Illustration: Liu Rui/GT
"Filial piety" has been a worry in Chinese society since Confucius' day. Every generation seems to be concerned that kids don't respect their parents anymore, and to pass laws or create dramatic stories that reinforce the message that parents are everything. But for abused children, these stories are just another source of pain.
For this generation of parents, faced with a society in flux, and carrying their own guilt about the attacks on filial piety during the Maoist era, this is a particularly fraught issue. Chinese culture is full of idioms about parents sacrificing everything for children. And most parents find the idea of deliberately hurting our own children inconceivable. But there are plenty of parents, from the mentally ill to the far-too-young to the outright sociopathic, who do terrible damage to their children.
I'm not talking here about the usual pressures and generational gaps in Chinese culture. That's a serious problem too, but it's one that arises out of genuine, if often misplaced, devotion to kids. I'm talking about outright physical and sexual abuse, which is far more common than is comfortable to think about.
Across the world, nearly 20 percent of girls, and 8 percent of boys, are sexually abused as children, according to one 2009 meta-survey. The Chinese media have recently started to give greater coverage to cases of sexual assault by authority figures, from officials to teachers. But statistics show that sexual abuse within the family makes up a third of cases - most commonly of all, fathers abusing their daughters. This is a disturbing truth that remains almost taboo within the Chinese media.
Physical abuse is also common. There are contentious cultural issues regarding the acceptability of hitting children, though the strong consensus among Western psychological organizations is that any form of striking kids brings negative effects. But there are plenty of kids today who bear the scars of far worse abuse than a sharp slap for a bad school report, from being beaten with electric wire to burnt with hot irons.
When we tell kids that they should respect their parents, no matter what their parents do, perhaps we mean well. But we also reinforce a culture of silence. Abusive parents frequently tell their victims that the abuse is for their own good, that it's a secret, or that nobody will believe them if they tell.
When the only message kids hear from the rest of society is that parents are near-divine, the abusers' lies have an even tighter grip.
A few abuse survivors find value in eventually forgiving, and even reconciling, with their abusers as adults. But for most, cutting off ties entirely is the best path to healing. For them, to hear that this makes them "unfilial" or wicked is just rubbing salt in the wound. Under China's rarely enforced filial support laws, an abused daughter could even find herself in the position of paying for the upkeep of the father who raped her.

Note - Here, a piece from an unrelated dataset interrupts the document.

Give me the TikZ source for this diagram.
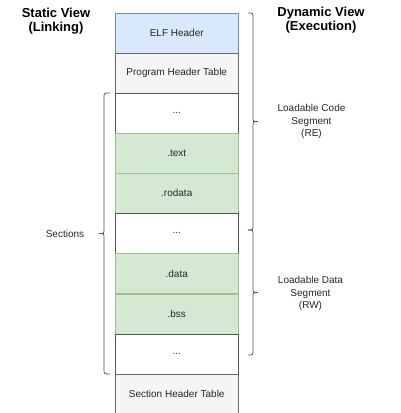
\documentclass[tikz,border=0pt]{standalone}
\usepackage{fontspec}
\setmainfont{Liberation Sans}
\begin{document}
\begin{tikzpicture}[x=1pt,y=-1pt,
  cell/.style={draw, line width=0.8pt, minimum width=122.5pt, minimum height=40pt,
    inner sep=0pt, font=\fontsize{10}{12.5}\selectfont, text=black!85},
  bluecell/.style={cell, fill=blueF, draw=blueD},
  greycell/.style={cell, fill=greyF, draw=greyD},
  whitecell/.style={cell, fill=white, draw=whiteD},
  greencell/.style={cell, fill=greenF, draw=greenD},
  title/.style={font=\fontsize{13}{14.5}\selectfont\bfseries, align=center, text=black},
  lbl/.style={font=\fontsize{10}{12.5}\selectfont, align=center, text=black!85},
  bracestyle/.style={draw=braceC, line width=0.8pt}]
\definecolor{blueF}{HTML}{DAE8FC}
\definecolor{blueD}{HTML}{6C8EBF}
\definecolor{greyF}{HTML}{F5F5F5}
\definecolor{greyD}{HTML}{666666}
\definecolor{whiteD}{HTML}{555555}
\definecolor{greenF}{HTML}{D5E8D4}
\definecolor{greenD}{HTML}{9CC38A}
\definecolor{braceC}{HTML}{555555}
\useasboundingbox (0,0) rectangle (401,413);

\node[bluecell]  (elf)    at (176.75,33)    {ELF Header};
\node[greycell]  (pht)    at (176.75,73)    {Program Header Table};
\node[whitecell] (dotsa)  at (176.75,113)   {...};
\node[greencell] (text)   at (176.75,153)   {.text};
\node[greencell] (rodata) at (176.75,193)   {.rodata};
\node[whitecell] (dotsb)  at (176.75,233)   {...};
\node[greencell] (data)   at (176.75,273.5) {.data};
\node[greencell] (bss)    at (176.75,314)   {.bss};
\node[whitecell] (dotsc)  at (176.75,354)   {...};
\node[greycell]  (sht)    at (176.75,394)   {Section Header Table};

\node[title] (static)  at (56,21)  {Static View\\(Linking)};
\node[title] (dynamic) at (321,20) {Dynamic View\\(Execution)};

\node[lbl] (code)     at (311.5,121.5) {Loadable Code\\Segment\\(RE)};
\node[lbl] (datalbl)  at (310.5,293.5) {Loadable Data\\Segment\\(RW)};
\node[lbl] (sections) at (65,233.5)    {Sections};

% right brace: code segment
\draw[bracestyle] (248,13) .. controls (253,13) .. (253,18) -- (253,116.5)
  .. controls (253,121.5) .. (258,121.5) .. controls (253,121.5) .. (253,126.5)
  -- (253,225) .. controls (253,230) .. (248,230);
% right brace: data segment
\draw[bracestyle] (248,230) .. controls (253,230) .. (253,235) -- (253,287.5)
  .. controls (253,292.5) .. (258,292.5) .. controls (253,292.5) .. (253,297.5)
  -- (253,350) .. controls (253,355) .. (248,355);
% left brace: sections
\draw[bracestyle] (110,93) .. controls (104,93) .. (104,98) -- (104,228.5)
  .. controls (104,233.5) .. (99,233.5) .. controls (104,233.5) .. (104,238.5)
  -- (104,369) .. controls (104,374) .. (110,374);
\end{tikzpicture}
\end{document}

Messages of filial piety also reinforce the idea that children are parents' property, and that society has no business interfering inside the home. But when children are in danger, society needs to step in. China is seriously lacking in child protective agencies, but cultural and media shifts are an important first step in creating a society that looks out for kids.
It's important for dramas, both for kids and adults, to show examples of abusive families as well as loving ones, so that abused children receive the message that they aren't alone, that there can be help for them, and, most of all, that their parents' actions are wrong.
"Love your parents" might be a good message sometimes. But it has to be tempered with an understanding that not all parents deserve that love.